There are a number of issues to solve ... for example with such a big processors it becomes hard to make something that would fit into a breadboard without removing access to most of the pins.
Removing access to pins is generally a bad idea; if a smaller chip doesn't provide a feature, fair enough, but if the chip does provide it and it is not broke out then this is frustrating, because SMD pins are so tiny so wiring directly to the pins is hard.
On the other hand, it may be worth examining whether breadboardability is a primary requirement for a small form factor. Breadboards with their parallel rows of connections impose a constraint on the PCB that is not needed or helpful. If a 'Nano Due' could be connected via multiple rows of solder holes (or pins, or sockets) around the periphery the more pins could be broken out.

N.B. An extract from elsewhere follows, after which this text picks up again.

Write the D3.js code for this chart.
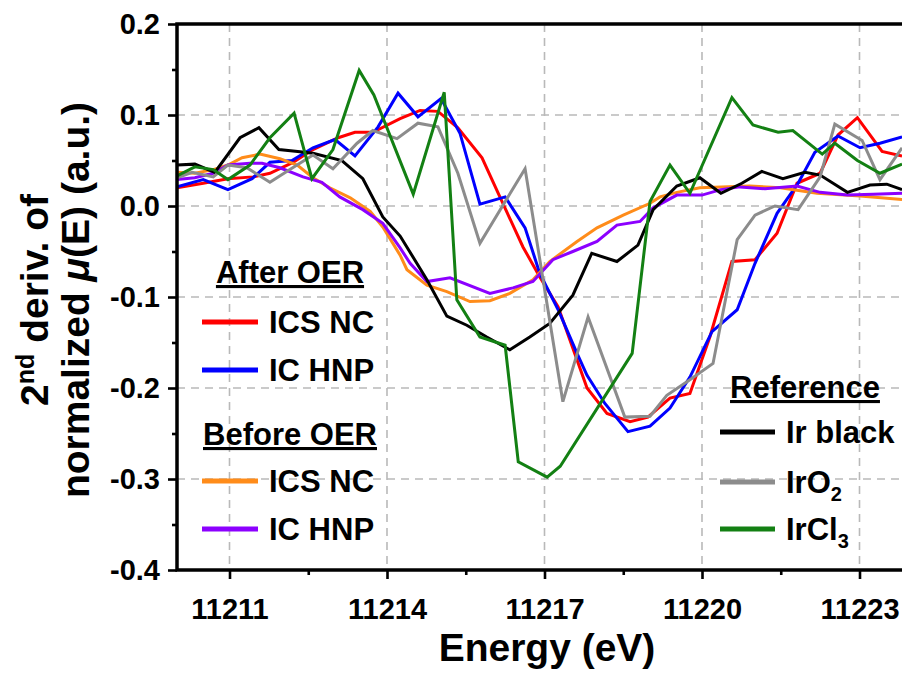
<!DOCTYPE html>
<html>
<head>
<meta charset="utf-8">
<script src="https://cdn.jsdelivr.net/npm/d3@7/dist/d3.min.js"></script>
<style>
  html, body { margin: 0; padding: 0; background: #fff; }
  svg text { font-family: "Liberation Sans", Arial, sans-serif; font-weight: bold; fill: #000; }
</style>
</head>
<body>
<svg id="chart" width="902" height="675"></svg>
<script>
// Second derivative of normalized mu(E) around the Ir L3 edge.
// Each series: photon energy (eV) and 2nd-derivative value (a.u.).

const xTicks = [11211, 11214, 11217, 11220, 11223];
const xMinorTicks = [11212.5, 11215.5, 11218.5, 11221.5];
const yTicks = [-0.4, -0.3, -0.2, -0.1, 0.0, 0.1, 0.2];
const yMinorTicks = [-0.35, -0.25, -0.15, -0.05, 0.05, 0.15];

const icsAfterE = [11210.00, 11210.50, 11210.97, 11211.45, 11211.77, 11212.21, 11212.59, 11213.07, 11213.39, 11213.73, 11214.25, 11214.63, 11214.97, 11215.35, 11215.81, 11216.15, 11216.59, 11216.91, 11217.26, 11217.81, 11218.19, 11218.63, 11218.97, 11219.39, 11219.77, 11220.15, 11220.57, 11221.01, 11221.43, 11221.81, 11222.25, 11222.59, 11222.96, 11223.43, 11223.81];
const icsAfterV = [0.020, 0.025, 0.030, 0.032, 0.036, 0.048, 0.062, 0.075, 0.081, 0.081, 0.096, 0.105, 0.104, 0.086, 0.053, 0.010, -0.045, -0.078, -0.111, -0.200, -0.228, -0.237, -0.232, -0.211, -0.206, -0.144, -0.061, -0.059, -0.030, 0.025, 0.036, 0.078, 0.097, 0.060, 0.055];

const icAfterE = [11210.00, 11210.50, 11210.97, 11211.43, 11211.77, 11212.19, 11212.59, 11213.01, 11213.39, 11213.83, 11214.21, 11214.59, 11215.03, 11215.39, 11215.77, 11216.25, 11216.63, 11216.91, 11217.26, 11217.62, 11217.81, 11218.15, 11218.59, 11219.01, 11219.39, 11219.77, 11220.19, 11220.67, 11221.01, 11221.43, 11221.83, 11222.15, 11222.59, 11223.01, 11223.39, 11223.81];
const icAfterV = [0.021, 0.029, 0.018, 0.030, 0.048, 0.050, 0.064, 0.073, 0.055, 0.087, 0.124, 0.098, 0.118, 0.080, 0.002, 0.010, -0.024, -0.074, -0.114, -0.162, -0.186, -0.217, -0.248, -0.242, -0.222, -0.188, -0.138, -0.114, -0.063, -0.008, 0.025, 0.059, 0.077, 0.064, 0.069, 0.076];

const icsBeforeE = [11210.00, 11210.34, 11210.69, 11210.97, 11211.24, 11211.58, 11211.96, 11212.29, 11212.59, 11212.91, 11213.30, 11213.68, 11213.92, 11214.25, 11214.38, 11214.76, 11215.14, 11215.58, 11215.96, 11216.34, 11216.78, 11217.10, 11217.62, 11218.00, 11218.50, 11219.01, 11219.20, 11219.52, 11219.96, 11220.91, 11221.49, 11222.19, 11223.01, 11223.81];
const icsBeforeV = [0.037, 0.036, 0.040, 0.045, 0.053, 0.057, 0.052, 0.045, 0.031, 0.020, 0.009, -0.006, -0.023, -0.054, -0.070, -0.087, -0.094, -0.105, -0.104, -0.096, -0.081, -0.061, -0.039, -0.024, -0.010, 0.003, 0.010, 0.015, 0.020, 0.022, 0.020, 0.014, 0.011, 0.007];

const icBeforeE = [11210.00, 11210.34, 11210.69, 11210.97, 11211.39, 11211.62, 11211.96, 11212.40, 11212.76, 11213.10, 11213.54, 11213.92, 11214.25, 11214.44, 11214.76, 11215.20, 11215.96, 11216.40, 11216.78, 11217.16, 11217.54, 11218.00, 11218.38, 11218.82, 11219.07, 11219.52, 11220.00, 11220.36, 11220.72, 11221.20, 11221.81, 11222.25, 11222.77, 11223.26, 11223.81];
const icBeforeV = [0.029, 0.031, 0.036, 0.045, 0.047, 0.047, 0.042, 0.032, 0.026, 0.010, -0.004, -0.019, -0.046, -0.063, -0.083, -0.079, -0.096, -0.090, -0.083, -0.059, -0.050, -0.039, -0.021, -0.017, -0.002, 0.012, 0.012, 0.018, 0.021, 0.019, 0.022, 0.015, 0.012, 0.013, 0.014];

const irBlackE = [11210.00, 11210.34, 11210.72, 11211.20, 11211.56, 11211.94, 11212.30, 11212.59, 11213.14, 11213.54, 11213.92, 11214.25, 11214.76, 11215.14, 11215.52, 11215.90, 11216.34, 11216.72, 11217.10, 11217.54, 11217.90, 11218.38, 11218.78, 11219.07, 11219.52, 11219.96, 11220.36, 11220.76, 11221.14, 11221.54, 11221.96, 11222.25, 11222.77, 11223.20, 11223.52, 11223.81];
const irBlackV = [0.045, 0.046, 0.037, 0.075, 0.086, 0.062, 0.060, 0.058, 0.050, 0.030, -0.012, -0.033, -0.081, -0.121, -0.131, -0.144, -0.158, -0.144, -0.129, -0.098, -0.052, -0.061, -0.043, -0.004, 0.022, 0.031, 0.014, 0.025, 0.038, 0.030, 0.037, 0.034, 0.015, 0.023, 0.024, 0.018];

const irO2E = [11210.00, 11210.29, 11210.69, 11210.97, 11211.33, 11211.77, 11212.15, 11212.59, 11212.97, 11213.43, 11213.73, 11214.19, 11214.59, 11214.97, 11215.35, 11215.77, 11216.63, 11217.35, 11217.83, 11218.53, 11219.01, 11219.33, 11219.77, 11220.21, 11220.67, 11221.01, 11221.39, 11221.83, 11222.25, 11222.53, 11223.05, 11223.39, 11223.81];
const irO2V = [0.031, 0.037, 0.032, 0.045, 0.042, 0.026, 0.040, 0.056, 0.041, 0.069, 0.083, 0.074, 0.091, 0.087, 0.036, -0.041, 0.041, -0.215, -0.122, -0.232, -0.231, -0.208, -0.191, -0.173, -0.037, -0.010, 0.000, -0.004, 0.032, 0.090, 0.072, 0.029, 0.064];

const irCl3E = [11210.00, 11210.34, 11210.69, 11210.97, 11211.39, 11211.77, 11212.23, 11212.57, 11212.97, 11213.47, 11213.75, 11214.50, 11215.09, 11215.33, 11215.77, 11216.25, 11216.50, 11217.05, 11217.30, 11218.67, 11219.01, 11219.39, 11219.77, 11220.57, 11220.97, 11221.45, 11221.73, 11222.29, 11222.53, 11222.96, 11223.39, 11223.81];
const irCl3V = [0.033, 0.043, 0.040, 0.029, 0.045, 0.075, 0.102, 0.030, 0.062, 0.149, 0.122, 0.013, 0.125, -0.103, -0.144, -0.153, -0.281, -0.298, -0.286, -0.162, 0.005, 0.045, 0.014, 0.119, 0.089, 0.081, 0.083, 0.057, 0.069, 0.050, 0.036, 0.046];

const seriesNames = ["ICS NC after", "IC HNP after", "ICS NC before", "IC HNP before", "Ir black", "IrO2", "IrCl3"];
const seriesColors = ["#ff0000", "#0000ff", "#ff8c1a", "#8c00ff", "#000000", "#8c8c8c", "#138013"];
const seriesE = [icsAfterE, icAfterE, icsBeforeE, icBeforeE, irBlackE, irO2E, irCl3E];
const seriesV = [icsAfterV, icAfterV, icsBeforeV, icBeforeV, irBlackV, irO2V, irCl3V];

const svg = d3.select("#chart");
const plotLeft = 177, plotRight = 912, plotTop = 24, plotBottom = 570;

const x = d3.scaleLinear().domain([11210, 11224]).range([plotLeft, plotRight]);
const y = d3.scaleLinear().domain([-0.4, 0.2]).range([plotBottom, plotTop]);

svg.append("defs").append("clipPath").attr("id", "plotClip")
  .append("rect").attr("x", plotLeft).attr("y", plotTop)
  .attr("width", plotRight - plotLeft).attr("height", plotBottom - plotTop);

// dashed grid
const grid = svg.append("g").attr("stroke", "#b9b9b9").attr("stroke-width", 1.6).attr("stroke-dasharray", "8,6");
grid.selectAll("line.gx").data(xTicks).join("line").attr("class", "gx")
  .attr("x1", d => x(d)).attr("x2", d => x(d)).attr("y1", plotTop).attr("y2", plotBottom);
grid.selectAll("line.gy").data(yTicks.filter(d => d > -0.39 && d < 0.19)).join("line").attr("class", "gy")
  .attr("y1", d => y(d)).attr("y2", d => y(d)).attr("x1", plotLeft).attr("x2", plotRight);

// data lines
const line = d3.line().x(d => x(d[0])).y(d => y(d[1]));
const lines = svg.append("g").attr("clip-path", "url(#plotClip)");
seriesNames.forEach((name, i) => {
  const pts = seriesE[i].map((e, j) => [e, seriesV[i][j]]);
  lines.append("path").datum(pts)
    .attr("fill", "none").attr("stroke", seriesColors[i]).attr("stroke-width", 3)
    .attr("stroke-linejoin", "miter").attr("d", line);
});

// axes
const fmt = d => d.toFixed(1);
const gx = svg.append("g").attr("transform", `translate(0,${plotBottom})`)
  .call(d3.axisBottom(x).tickValues(xTicks).tickSize(9).tickPadding(19).tickFormat(d3.format("d")));
const gxm = svg.append("g").attr("transform", `translate(0,${plotBottom})`)
  .call(d3.axisBottom(x).tickValues(xMinorTicks).tickSize(5).tickFormat(""));
const gy = svg.append("g").attr("transform", `translate(${plotLeft},0)`)
  .call(d3.axisLeft(y).tickValues(yTicks).tickSize(9).tickPadding(8).tickFormat(fmt));
const gym = svg.append("g").attr("transform", `translate(${plotLeft},0)`)
  .call(d3.axisLeft(y).tickValues(yMinorTicks).tickSize(5).tickFormat(""));
[gx, gxm, gy, gym].forEach(g => {
  g.select(".domain").remove();
  g.selectAll(".tick line").attr("stroke", "#000").attr("stroke-width", 2.6);
  g.selectAll("text").style("font-size", "29px").style("font-family", "'Liberation Sans', Arial, sans-serif").style("font-weight", "bold");
});

// frame
svg.append("rect").attr("x", plotLeft).attr("y", plotTop)
  .attr("width", plotRight - plotLeft).attr("height", plotBottom - plotTop)
  .attr("fill", "none").attr("stroke", "#000").attr("stroke-width", 3.5);

// axis titles
svg.append("text").attr("x", 547).attr("y", 661).attr("text-anchor", "middle")
  .style("font-size", "39px").text("Energy (eV)");

const yt = svg.append("g").attr("transform", "translate(0,300) rotate(-90)");
const t1 = yt.append("text").attr("x", 0).attr("y", 48).attr("text-anchor", "middle").style("font-size", "39px");
t1.append("tspan").text("2");
t1.append("tspan").attr("dy", -14).style("font-size", "25px").text("nd");
t1.append("tspan").attr("dy", 14).text(" deriv. of");
const t2 = yt.append("text").attr("x", 0).attr("y", 89).attr("text-anchor", "middle").style("font-size", "39px");
t2.append("tspan").text("normalized ");
t2.append("tspan").style("font-style", "italic").text("\u03BC");
t2.append("tspan").text("(E) (a.u.)");

// legends
function header(txt, cx, baseline) {
  svg.append("text").attr("x", cx).attr("y", baseline).attr("text-anchor", "middle")
    .style("font-size", "31px").attr("text-decoration", "underline").text(txt);
}
function item(color, x1, x2, ly, tx, parts) {
  svg.append("line").attr("x1", x1).attr("x2", x2).attr("y1", ly).attr("y2", ly)
    .attr("stroke", color).attr("stroke-width", 5);
  const t = svg.append("text").attr("x", tx).attr("y", ly + 11).style("font-size", "31px");
  parts.forEach(p => {
    const s = t.append("tspan").text(p.t);
    if (p.sub) s.attr("dy", 8).style("font-size", "20px");
  });
}
header("After OER", 290, 283);
item(seriesColors[0], 202, 258, 322, 269, [{t: "ICS NC"}]);
item(seriesColors[1], 202, 258, 370, 269, [{t: "IC HNP"}]);
header("Before OER", 290, 445);
item(seriesColors[2], 202, 258, 481, 269, [{t: "ICS NC"}]);
item(seriesColors[3], 202, 258, 529, 269, [{t: "IC HNP"}]);
header("Reference", 805, 398);
item(seriesColors[4], 720, 775, 432, 786, [{t: "Ir black"}]);
item(seriesColors[5], 720, 775, 482, 786, [{t: "IrO"}, {t: "2", sub: true}]);
item(seriesColors[6], 720, 775, 529, 786, [{t: "IrCl"}, {t: "3", sub: true}]);
</script>
</body>
</html>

For example: Is it important to have the two separate USB connections or just the "native" connection would suffice?
Since that is one of the defining features of the original Due then I would say yes, its important to keep on a Mini/Nano Due. For example, people might prototype and develop on an original Due, then use a mini/nano Due to mount permanently in the completed project.
There is also the possibility (and this is not without risk, but should be considered) to break away from the 2.54mm/0.1" grid spacing for sockets, and to make a range of small boards with smaller pitch (1mm?) sockets and corresponding small-pitch shields.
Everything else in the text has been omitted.